Chaotic diffusion of the fundamental frequencies in the Solar System

TL;DR

This study investigates the chaotic nature of Earth's orbital frequencies over hundreds of millions of years using statistical analysis of numerous orbital solutions, enhancing geological time calibration.

Contribution

It introduces a statistical framework for analyzing the uncertainty in Earth's orbital frequencies over geological timescales, accounting for chaos in planetary dynamics.

Findings

Orbital frequency densities are reliably estimated with confidence intervals.

Results align well with comprehensive Solar System models.

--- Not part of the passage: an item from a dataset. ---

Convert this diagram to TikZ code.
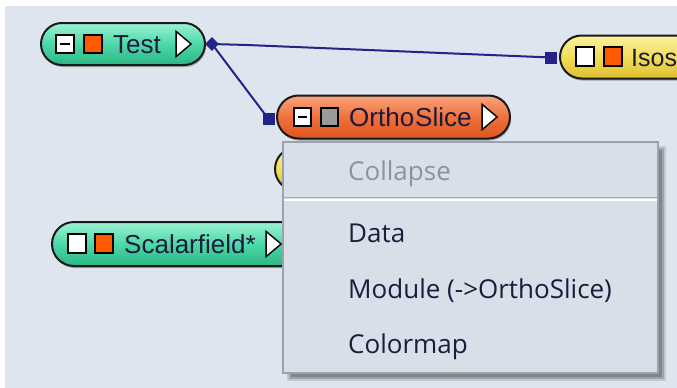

Method applied successfully to geological data sets.

Abstract

The long-term variations in the orbit of the Earth govern the insolation on its surface and hence its climate. The use of the astronomical signal, whose imprint has been recovered in the geological records, has revolutionized the determination of the geological timescales. However, the orbital variations beyond 60 Myr cannot be reliably predicted because of the chaotic dynamics of the planetary orbits in the Solar System. Taking this dynamical uncertainty into account is necessary for a complete astronomical calibration of geological records. Our work addresses this problem with a statistical analysis of 120 000 orbital solutions of the secular model of the Solar System ranging from 500 Myr to 5 Gyr. We obtain the marginal probability density functions of the fundamental secular frequencies using kernel density estimation. The uncertainty of the density estimation is also obtained here in the form of confidence intervals determined by the moving block bootstrap method. The results of the secular model are shown to be in good agreement with those of the direct integrations of a comprehensive model of the Solar System. Application of our work is illustrated on two geological data sets: the Newark-Hartford records and the Libsack core.